By Jim Selman | Bio
In “A Course in Miracles”, there is an aphorism at the beginning of the book that says “Nothing real can be threatened and nothing unreal exists.” Although I have never formally studied the program, I have read the book and it is a beautiful and compelling insight in the realm of spiritual wisdom. For millions, the Course has given access to a higher power or transformation of their relationship to the world. What I found for myself was a clarity and simplicity that is rare in the sometimes arcane world of philosophy and our desperate desire to understand the Universe. Specifically, that when it is all said and done, our experience rests on either Fear or Love, and fear is an illusion in the first place.
This is a message that I find in lots of philosophies, religions and spiritual practices.

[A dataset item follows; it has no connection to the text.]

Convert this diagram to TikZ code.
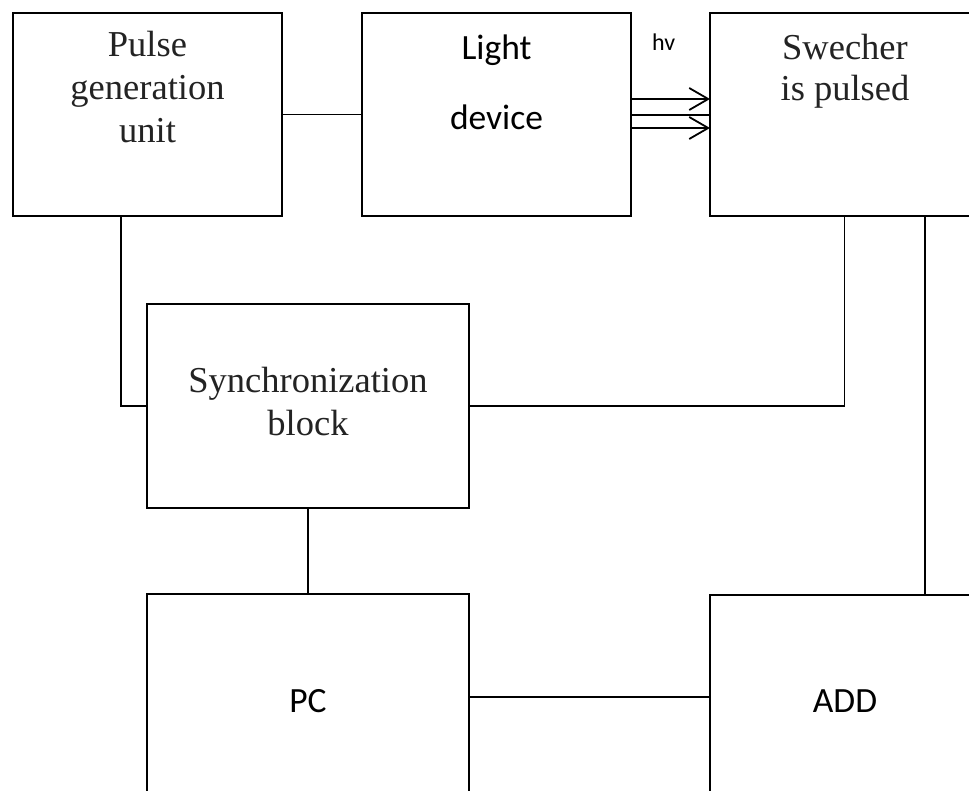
\documentclass[tikz,border=0pt]{standalone}
\usepackage{fontspec}
\setmainfont{Liberation Serif}
\newfontfamily\calfont{Carlito}
\usetikzlibrary{arrows.meta}
\definecolor{txt}{RGB}{35,35,35}
\begin{document}
\begin{tikzpicture}[x=1pt,y=-1pt,
  blockbox/.style={draw=black,line width=1.8pt,inner sep=0pt,outer sep=0pt,anchor=north west},
  conn/.style={draw=black,line width=1.8pt},
  sertext/.style={inner sep=0pt,anchor=base,text=txt,font=\fontsize{36.5}{43}\selectfont},
  caltext/.style={inner sep=0pt,anchor=base,text=black,font=\calfont\fontsize{35.5}{42}\selectfont},
  ray/.style={draw=black,line width=1.8pt,-{Straight Barb[length=19pt,width=22pt,line width=1.8pt]}}]
\useasboundingbox[fill=white] (0,0) rectangle (969,791);
\clip (0,0) rectangle (969,791);
% boxes
\node[blockbox,minimum width=269pt,minimum height=203pt] (pulse) at (13,13) {};
\node[blockbox,minimum width=269pt,minimum height=203pt] (light) at (362,13) {};
\node[blockbox,minimum width=269pt,minimum height=203pt] (swe) at (710,13) {};
\node[blockbox,minimum width=322pt,minimum height=204pt] (sync) at (147,304) {};
\node[blockbox,minimum width=322pt,minimum height=206pt] (pc) at (147,594) {};
\node[blockbox,minimum width=269pt,minimum height=204pt] (add) at (710,595) {};
% texts
\node[sertext] (t1) at (147.5,57) {Pulse};
\node[sertext] (t2) at (147.5,100) {generation};
\node[sertext] (t3) at (147.5,143) {unit};
\node[caltext] (t4) at (496.5,60) {Light};
\node[caltext] (t5) at (496.5,130) {device};
\node[inner sep=0pt,anchor=base west,font=\calfont\fontsize{24}{28}\selectfont] (hv) at (652,51) {hv};
\node[sertext] (t6) at (845,60) {Swecher};
\node[sertext] (t7) at (845,101) {is pulsed};
\node[sertext] (t8) at (308,392) {Synchronization};
\node[sertext] (t9) at (308,435) {block};
\node[caltext] (t10) at (308,712) {PC};
\node[caltext] (t11) at (845,712) {ADD};
% helper coordinates
\coordinate (xl) at (121,0);
\coordinate (xr) at (925,0);
\coordinate (y1) at (0,99);
\coordinate (y2) at (0,115);
\coordinate (y3) at (0,128);
% connectors
\draw[conn] (pulse.east) -- (light.west);
\draw[conn] (pulse.south -| xl) |- (sync.west);
\draw[conn] (sync.east) -| (swe.south);
\draw[conn] (swe.south -| xr) -- (add.north -| xr);
\draw[conn] (sync.south) -- (pc.north);
\draw[conn] (pc.east) -- (add.west);
\draw[ray] (light.east |- y1) -- (swe.west |- y1);
\draw[conn] (light.east |- y2) -- (swe.west |- y2);
\draw[ray] (light.east |- y3) -- (swe.west |- y3);
\end{tikzpicture}
\end{document}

In Christian Science, Mary Baker Eddy distinguishes “mind” as the source of all that is “unreal”. Buddhism teaches us that through “mindfulness and detachment” we can find truth in and experience “oneness”. I try to show that while I don’t think that the world is an illusion, whatever it is always occurs within the context of some interpretation or another. These are all ways of attempting to resolve the Cartesian dualism that drives us crazy and keeps us trapped in a state of perpetual conflict and even suffering.
There are all kinds of fears from mild worry to chronic anxiety, compulsive obsession with what ‘might happen’ to well-grounded concerns for our health and wellbeing, or the sheer terror we experience when watching horror movies. What all fears have in common is that they are moods that can become all-encompassing and frame our relationships with the people in our lives and our circumstances. Moods can be understood as the kind of automatic ‘triggered’ background conversations along with associated feelings that we have about just about everything—they become the “filters” through which we relate to the world. Moods come and go most of the time and if we learn to just acknowledge them and “let them be” then they tend to dissolve quickly. If we resist, suppress or control them, then they have more power and persist. One of the most common ways to resist our moods is to become fixated on trying to understand ‘why’ we feel the way we do and then ‘explain’ ourselves constantly to other people.

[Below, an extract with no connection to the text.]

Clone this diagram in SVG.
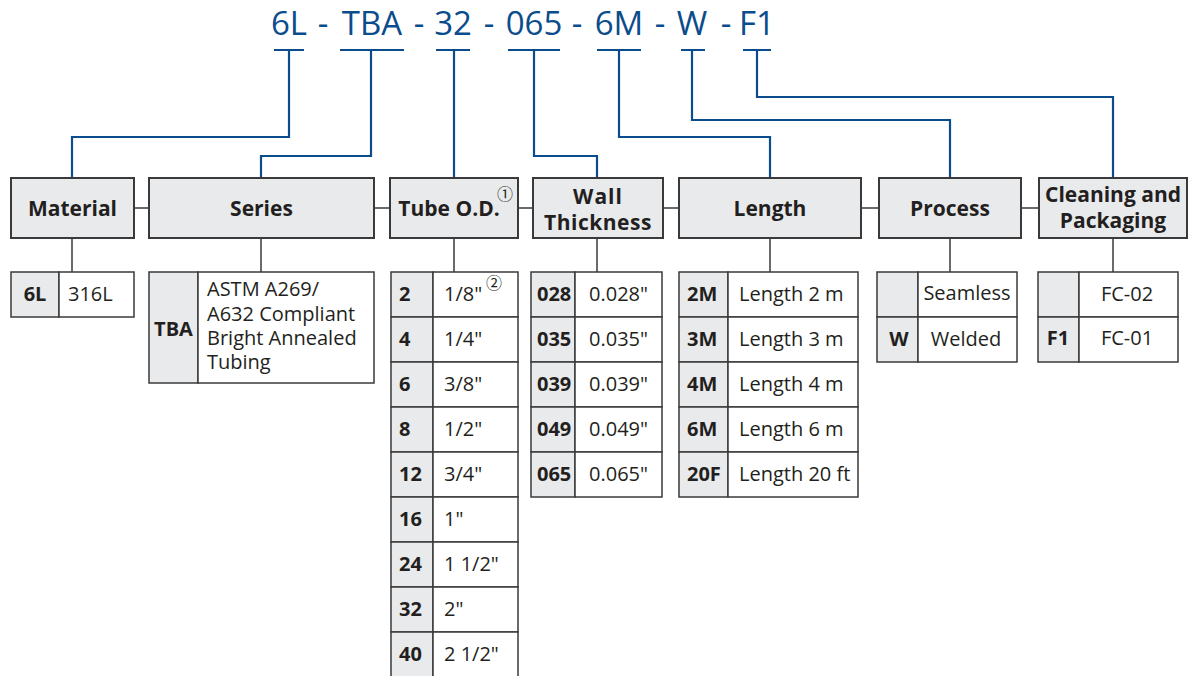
<svg xmlns="http://www.w3.org/2000/svg" width="1189" height="676" viewBox="0 0 1189 676">
<style>
.hdr{fill:#e9eaec;stroke:#3a3a3a;stroke-width:2}
.cc{fill:#e9eaec;stroke:#3a3a3a;stroke-width:1.5}
.vc{fill:#ffffff;stroke:#3a3a3a;stroke-width:1.5}
.blue{stroke:#0b4c8c;stroke-width:2.2;fill:none}
.blk{stroke:#3a3a3a;stroke-width:1.5;fill:none}
.title{font-family:'Open Sans','Noto Sans',sans-serif;font-size:33px;fill:#0b4c8c;text-anchor:middle}
.ht{font-family:'Open Sans','Noto Sans',sans-serif;font-size:21px;font-weight:bold;fill:#231f20;text-anchor:middle}
.ct{font-family:'Open Sans','Noto Sans',sans-serif;font-size:20px;font-weight:bold;fill:#231f20}
.vt{font-family:'Open Sans','Noto Sans',sans-serif;font-size:20px;fill:#231f20}
.mid{text-anchor:middle}
.sup{font-family:'Noto Sans CJK JP','DejaVu Sans',sans-serif;font-size:16px;fill:#231f20;text-anchor:middle}
</style>
<rect width="1189" height="676" fill="#ffffff"/>

<g id="title">
<text class="title" x="289" y="35">6L</text>
<text class="title" x="323" y="35">-</text>
<text class="title" x="372" y="35">TBA</text>
<text class="title" x="419" y="35">-</text>
<text class="title" x="453" y="35">32</text>
<text class="title" x="489" y="35">-</text>
<text class="title" x="534" y="35">065</text>
<text class="title" x="577" y="35">-</text>
<text class="title" x="619" y="35">6M</text>
<text class="title" x="660" y="35">-</text>
<text class="title" x="692" y="35">W</text>
<text class="title" x="726" y="35">-</text>
<text class="title" x="757" y="35">F1</text>
</g>

<g id="connectors">
<g class="blue">
<path d="M274 50H304M289 50V137H72V178"/>
<path d="M340 50H404M371 50V156H261V178"/>
<path d="M436 50H470M454 50V178"/>
<path d="M508 50H560M534 50V156H597V178"/>
<path d="M597 50H641M619 50V137H770V178"/>
<path d="M681 50H705M692 50V120H950V178"/>
<path d="M743 50H771M757 50V97H1113V178"/>
</g>
<g class="blk">
<path d="M134 208H149M374 208H390M518 208H533M663 208H679M861 208H879M1021 208H1039"/>
<path d="M72 238V272M261 238V272M454 238V272M597 238V272M770 238V272M950 238V272M1113 238V272"/>
</g>
</g>

<g id="material">
<rect class="hdr" x="11" y="178" width="123" height="60"/>
<text class="ht" x="72.5" y="216">Material</text>
<rect class="cc" x="11" y="272" width="48" height="45"/>
<rect class="vc" x="59" y="272" width="75" height="45"/>
<text class="ct mid" x="35" y="301">6L</text>
<text class="vt" x="68" y="301">316L</text>
</g>

<g id="series">
<rect class="hdr" x="149" y="178" width="225" height="60"/>
<text class="ht" x="261.5" y="216">Series</text>
<rect class="cc" x="149" y="272" width="49" height="111"/>
<rect class="vc" x="198" y="272" width="176" height="111"/>
<text class="ct mid" x="173.5" y="336">TBA</text>
<text class="vt" x="207" y="296">ASTM A269/</text>
<text class="vt" x="207" y="320.5">A632 Compliant</text>
<text class="vt" x="207" y="345">Bright Annealed</text>
<text class="vt" x="207" y="369">Tubing</text>
</g>

<g id="tube-od">
<rect class="hdr" x="390" y="178" width="128" height="60"/>
<text class="ht" x="449" y="216">Tube O.D.</text>
<text class="sup" x="505" y="200">①</text>
<g>
<rect class="cc" x="391" y="272" width="42" height="45"/><rect class="vc" x="433" y="272" width="85" height="45"/>
<rect class="cc" x="391" y="317" width="42" height="45"/><rect class="vc" x="433" y="317" width="85" height="45"/>
<rect class="cc" x="391" y="362" width="42" height="45"/><rect class="vc" x="433" y="362" width="85" height="45"/>
<rect class="cc" x="391" y="407" width="42" height="45"/><rect class="vc" x="433" y="407" width="85" height="45"/>
<rect class="cc" x="391" y="452" width="42" height="45"/><rect class="vc" x="433" y="452" width="85" height="45"/>
<rect class="cc" x="391" y="497" width="42" height="45"/><rect class="vc" x="433" y="497" width="85" height="45"/>
<rect class="cc" x="391" y="542" width="42" height="45"/><rect class="vc" x="433" y="542" width="85" height="45"/>
<rect class="cc" x="391" y="587" width="42" height="45"/><rect class="vc" x="433" y="587" width="85" height="45"/>
<rect class="cc" x="391" y="632" width="42" height="46"/><rect class="vc" x="433" y="632" width="85" height="46"/>
</g>
<text class="ct" x="399" y="301">2</text><text class="vt" x="444" y="301">1/8"</text><text class="sup" x="494" y="289">②</text>
<text class="ct" x="399" y="346">4</text><text class="vt" x="444" y="346">1/4"</text>
<text class="ct" x="399" y="391">6</text><text class="vt" x="444" y="391">3/8"</text>
<text class="ct" x="399" y="436">8</text><text class="vt" x="444" y="436">1/2"</text>
<text class="ct" x="399" y="481">12</text><text class="vt" x="444" y="481">3/4"</text>
<text class="ct" x="399" y="526">16</text><text class="vt" x="444" y="526">1"</text>
<text class="ct" x="399" y="571">24</text><text class="vt" x="444" y="571">1 1/2"</text>
<text class="ct" x="399" y="616">32</text><text class="vt" x="444" y="616">2"</text>
<text class="ct" x="399" y="661">40</text><text class="vt" x="444" y="661">2 1/2"</text>
</g>

<g id="wall-thickness">
<rect class="hdr" x="533" y="178" width="130" height="60"/>
<text class="ht" x="598" y="204" letter-spacing="1">Wall</text>
<text class="ht" x="598" y="230" letter-spacing="0.5">Thickness</text>
<rect class="cc" x="531" y="272" width="44" height="45"/><rect class="vc" x="575" y="272" width="87" height="45"/>
<rect class="cc" x="531" y="317" width="44" height="45"/><rect class="vc" x="575" y="317" width="87" height="45"/>
<rect class="cc" x="531" y="362" width="44" height="45"/><rect class="vc" x="575" y="362" width="87" height="45"/>
<rect class="cc" x="531" y="407" width="44" height="45"/><rect class="vc" x="575" y="407" width="87" height="45"/>
<rect class="cc" x="531" y="452" width="44" height="45"/><rect class="vc" x="575" y="452" width="87" height="45"/>
<text class="ct" x="537" y="301">028</text><text class="vt" x="589" y="301">0.028"</text>
<text class="ct" x="537" y="346">035</text><text class="vt" x="589" y="346">0.035"</text>
<text class="ct" x="537" y="391">039</text><text class="vt" x="589" y="391">0.039"</text>
<text class="ct" x="537" y="436">049</text><text class="vt" x="589" y="436">0.049"</text>
<text class="ct" x="537" y="481">065</text><text class="vt" x="589" y="481">0.065"</text>
</g>

<g id="length">
<rect class="hdr" x="679" y="178" width="182" height="60"/>
<text class="ht" x="770" y="216">Length</text>
<rect class="cc" x="679" y="272" width="49" height="45"/><rect class="vc" x="728" y="272" width="130" height="45"/>
<rect class="cc" x="679" y="317" width="49" height="45"/><rect class="vc" x="728" y="317" width="130" height="45"/>
<rect class="cc" x="679" y="362" width="49" height="45"/><rect class="vc" x="728" y="362" width="130" height="45"/>
<rect class="cc" x="679" y="407" width="49" height="45"/><rect class="vc" x="728" y="407" width="130" height="45"/>
<rect class="cc" x="679" y="452" width="49" height="45"/><rect class="vc" x="728" y="452" width="130" height="45"/>
<text class="ct" x="687" y="301">2M</text><text class="vt" x="739" y="301">Length 2 m</text>
<text class="ct" x="687" y="346">3M</text><text class="vt" x="739" y="346">Length 3 m</text>
<text class="ct" x="687" y="391">4M</text><text class="vt" x="739" y="391">Length 4 m</text>
<text class="ct" x="687" y="436">6M</text><text class="vt" x="739" y="436">Length 6 m</text>
<text class="ct" x="687" y="481">20F</text><text class="vt" x="739" y="481">Length 20 ft</text>
</g>

<g id="process">
<rect class="hdr" x="879" y="178" width="142" height="60"/>
<text class="ht" x="950" y="216">Process</text>
<rect class="cc" x="877" y="272" width="41" height="45"/><rect class="vc" x="918" y="272" width="99" height="45"/>
<rect class="cc" x="877" y="317" width="41" height="45"/><rect class="vc" x="918" y="317" width="99" height="45"/>
<text class="vt mid" x="967" y="300" font-size="18">Seamless</text>
<text class="ct mid" x="899" y="346">W</text><text class="vt mid" x="966" y="346">Welded</text>
</g>

<g id="cleaning-packaging">
<rect class="hdr" x="1039" y="178" width="148" height="60"/>
<text class="ht" x="1113" y="202">Cleaning and</text>
<text class="ht" x="1113" y="228">Packaging</text>
<rect class="cc" x="1038" y="272" width="41" height="45"/><rect class="vc" x="1079" y="272" width="99" height="45"/>
<rect class="cc" x="1038" y="317" width="41" height="45"/><rect class="vc" x="1079" y="317" width="99" height="45"/>
<text class="vt mid" x="1127" y="301">FC-02</text>
<text class="ct mid" x="1058" y="345">F1</text><text class="vt mid" x="1127" y="345">FC-01</text>
</g>
</svg>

The starting point for mastering moods is to recognize that they are a phenomenon and, as with any other phenomena, we don’t control their occurrence. Our choice is how we relate to them. The second point is to notice that while moods occur for each of us personally—for example, “I” am angry or afraid—moods are a social phenomenon. Moods always appear in the context of our relationship to the world— something” is causing me to feel this way. When we can ‘own’ whatever we think is causing our moods, then we can begin to release its power over us. Actors, for example, may feel stage fright, but they typically reframe the fear as a source of energy and power and let their commitment to a performance drive their actions. Once in action, most moods will disappear automatically.

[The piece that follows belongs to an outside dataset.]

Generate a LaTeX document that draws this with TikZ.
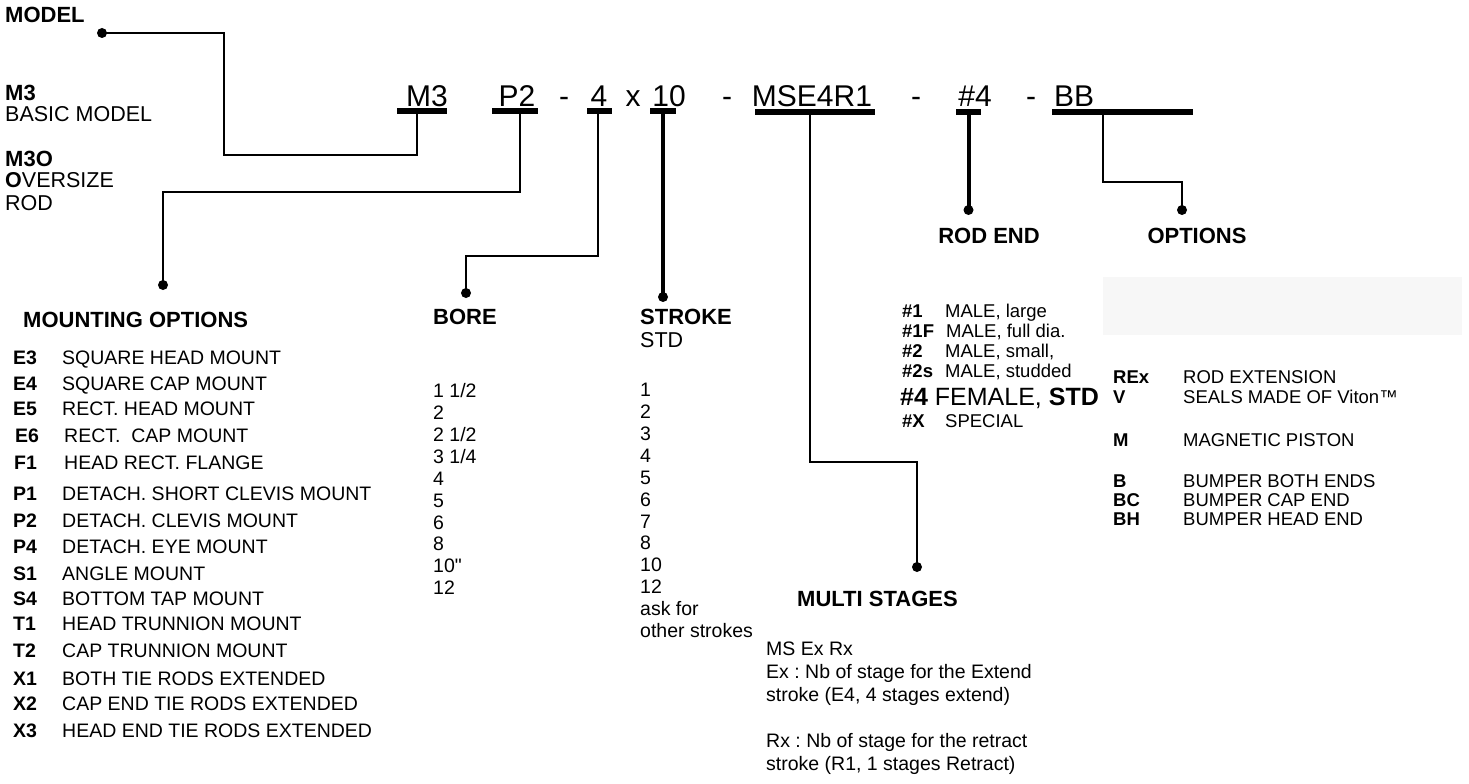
\documentclass[tikz,border=0pt]{standalone}
\usepackage{fontspec}
\setmainfont{Liberation Sans}
\frenchspacing
\newcommand{\straightdq}{\XeTeXglyph\XeTeXcharglyph"22\relax}
\begin{document}
\begin{tikzpicture}[x=1pt,y=-1pt,
  lbl/.style={anchor=base west,inner sep=0pt,font=\fontsize{19.5}{22}\selectfont},
  codet/.style={anchor=base west,inner sep=0pt,font=\bfseries\fontsize{19.5}{22}\selectfont},
  ttl/.style={anchor=base west,inner sep=0pt,font=\bfseries\fontsize{22}{24}\selectfont},
  ttlc/.style={anchor=base,inner sep=0pt,font=\bfseries\fontsize{22}{24}\selectfont},
  big/.style={anchor=base west,inner sep=0pt,font=\fontsize{21.5}{24}\selectfont},
  sm/.style={anchor=base west,inner sep=0pt,font=\fontsize{18.5}{20}\selectfont},
  smb/.style={anchor=base west,inner sep=0pt,font=\bfseries\fontsize{18.5}{20}\selectfont},
  hdr/.style={anchor=base,inner sep=0pt,font=\fontsize{30}{33}\selectfont},
  bar/.style={fill=black,inner sep=0pt,minimum height=6pt},
  dotn/.style={circle,fill=black,inner sep=0pt,minimum size=10pt},
  conn/.style={line width=2pt},
  connm/.style={line width=2.6pt},
  connb/.style={line width=4pt},
]
\useasboundingbox (0,0) rectangle (1469,784);
\fill[black!3] (1103,277) rectangle (1462,335);

% top-left model block
\node[ttl] (tModel) at (5,23) {MODEL};
\node[ttl] (tM3) at (5,100.7) {M3};
\node[big] (tBasic) at (5,121.7) {BASIC MODEL};
\node[ttl] (tM3O) at (5,166.7) {M3O};
\node[big] (tOver) at (5,187.7) {\textbf{O}VERSIZE};
\node[big] (tRod) at (5,210.7) {ROD};

% header code
\node[hdr] (hM3) at (427,106) {M3};
\node[hdr] (hP2) at (517,106) {P2};
\node[hdr] (hd1) at (564,106) {-};
\node[hdr] (h4) at (599,106) {4};
\node[hdr] (hx) at (633,106) {x};
\node[hdr] (h10) at (669,106) {10};
\node[hdr] (hd2) at (727,106) {-};
\node[hdr] (hMS) at (812,106) {MSE4R1};
\node[hdr] (hd3) at (916,106) {-};
\node[hdr] (hR) at (975,106) {\#4};
\node[hdr] (hd4) at (1031,106) {-};
\node[hdr] (hBB) at (1074,106) {BB};

% underline bars
\node[bar,minimum width=50pt] (bM3) at (422,111) {};
\node[bar,minimum width=46pt] (bP2) at (515,111) {};
\node[bar,minimum width=25pt] (b4) at (599.5,111) {};
\node[bar,minimum width=26pt] (b10) at (663,111) {};
\node[bar,minimum width=120pt] (bMS) at (815,111.5) {};
\node[bar,minimum width=25pt] (bR) at (968.5,112) {};
\node[bar,minimum width=141pt] (bBB) at (1122.5,112) {};

% dots
\node[dotn] (dModel) at (102,33) {};
\node[dotn] (dMount) at (163,285) {};
\node[dotn] (dBore) at (466,293) {};
\node[dotn] (dStroke) at (663,297) {};
\node[dotn] (dMulti) at (917,567) {};
\node[dotn] (dRod) at (968.5,210) {};
\node[dotn] (dOpt) at (1182,210) {};

% connectors
\draw[conn] ([xshift=-5pt]bM3.south) |- (224,155) |- (dModel.center);
\draw[conn] ([xshift=5pt]bP2.south) |- (163,192) -- (dMount.center);
\draw[connm] ([xshift=-1.5pt]b4.south) |- (466,256) -- (dBore.center);
\draw[connb] (b10.south) -- (dStroke.center);
\draw[conn] ([xshift=-5pt]bMS.south) |- (917,462) -- (dMulti.center);
\draw[connb] (bR.south) -- (dRod.center);
\draw[conn] ([xshift=-19.5pt]bBB.south) |- (1182,182) -- (dOpt.center);

% group titles
\node[ttl] (tMount) at (23,327.7) {MOUNTING OPTIONS};
\node[ttl] (tBore) at (433,324.7) {BORE};
\node[ttl] (tStroke) at (640,324.7) {STROKE};
\node[big] (tStd) at (640,347.7) {STD};
\node[ttlc] (tRodEnd) at (989,243) {ROD END};
\node[ttlc] (tOptions) at (1197,243) {OPTIONS};
\node[ttl] (tMulti) at (797,606.7) {MULTI STAGES};

% mounting options
\foreach \c/\d/\y/\cx/\dx [count=\i] in {
  E3/SQUARE HEAD MOUNT/357/13/62,
  E4/SQUARE CAP MOUNT/383/13/62,
  E5/RECT. HEAD MOUNT/408/13/62,
  E6/RECT.\ \ CAP MOUNT/435/15/64,
  F1/HEAD RECT. FLANGE/462/14/64,
  P1/DETACH. SHORT CLEVIS MOUNT/493/13/62,
  P2/DETACH. CLEVIS MOUNT/520/13/62,
  P4/DETACH. EYE MOUNT/546/13/62,
  S1/ANGLE MOUNT/573/13/62,
  S4/BOTTOM TAP MOUNT/598/13/62,
  T1/HEAD TRUNNION MOUNT/623/13/62,
  T2/CAP TRUNNION MOUNT/650/13/62,
  X1/BOTH TIE RODS EXTENDED/678/13/62,
  X2/CAP END TIE RODS EXTENDED/703/13/62,
  X3/HEAD END TIE RODS EXTENDED/730/13/62}
{
  \node[codet] (mc\i) at (\cx,{\y+7}) {\c};
  \node[lbl] (md\i) at (\dx,{\y+7}) {\d};
}

% bore values
\foreach \v/\y [count=\i] in {{1 1/2}/390, 2/412, {2 1/2}/434, {3 1/4}/456, 4/478, 5/500, 6/522, 8/543, {10\straightdq}/565, 12/587}
{
  \node[lbl] (bv\i) at (433,{\y+7}) {\v};
}

% stroke values
\foreach \v/\y [count=\i] in {1/389, 2/411.5, 3/433, 4/455, 5/477, 6/499, 7/521, 8/542.5, 10/564, 12/586.5, ask for/608, other strokes/630}
{
  \node[lbl] (sv\i) at (640,{\y+7}) {\v};
}

% rod end list
\node[smb] (rc1) at (902,317.5) {\#1};
\node[sm] (rd1) at (945,317.5) {MALE, large};
\node[smb] (rc2) at (902,337.5) {\#1F};
\node[sm] (rd2) at (946,337.5) {MALE, full dia.};
\node[smb] (rc3) at (902,357.5) {\#2};
\node[sm] (rd3) at (945,357.5) {MALE, small,};
\node[smb] (rc4) at (902,377.5) {\#2s};
\node[sm] (rd4) at (945,377.5) {MALE, studded};
\node[anchor=base west,inner sep=0pt,font=\fontsize{25}{28}\selectfont] (rd5) at (900,405) {\textbf{\#4} FEMALE, \textbf{STD}};
\node[smb] (rc6) at (902,427.5) {\#X};
\node[sm] (rd6) at (945,427.5) {SPECIAL};

% options list
\foreach \c/\d/\y [count=\i] in {REx/ROD EXTENSION/377, V/SEALS MADE OF Viton™/397, M/MAGNETIC PISTON/440, B/BUMPER BOTH ENDS/481, BC/BUMPER CAP END/500, BH/BUMPER HEAD END/519}
{
  \node[smb] (oc\i) at (1113,{\y+6.6}) {\c};
  \node[sm] (od\i) at (1183,{\y+6.6}) {\d};
}

% multi stages text
\foreach \t/\y [count=\i] in {MS Ex Rx/648, Ex : Nb of stage for the Extend/671, {stroke (E4, 4 stages extend)}/694, Rx : Nb of stage for the retract/740, {stroke (R1, 1 stages Retract)}/763}
{
  \node[lbl] (ms\i) at (766,{\y+7}) {\t};
}
\end{tikzpicture}
\end{document}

Many people are afraid of growing older or are in a variety of other negative moods related to aging such as anger, resentment, and denial. But our fears of losing our looks, our assets, our loved ones, our competencies or our health (or even our mental faculties) tend to top the list for most of us. Interestingly, my research has shown that ‘fear of dying’ is not an issue for most people as they mature into their 70s and 80s. The number one fear I’ve noted in conversations with older people, at least in the United States, is fear of dying without having made a difference or without having been able to ‘leave behind’ some of what they’ve learned in life.
In the coming weeks, I am planning to write more on fear. Imagine if our last 30 years of living were totally free of worry, anxiety and fears about the future. What if what the Course in Miracles and the Beatles say is true—that love is all there is and all we really need?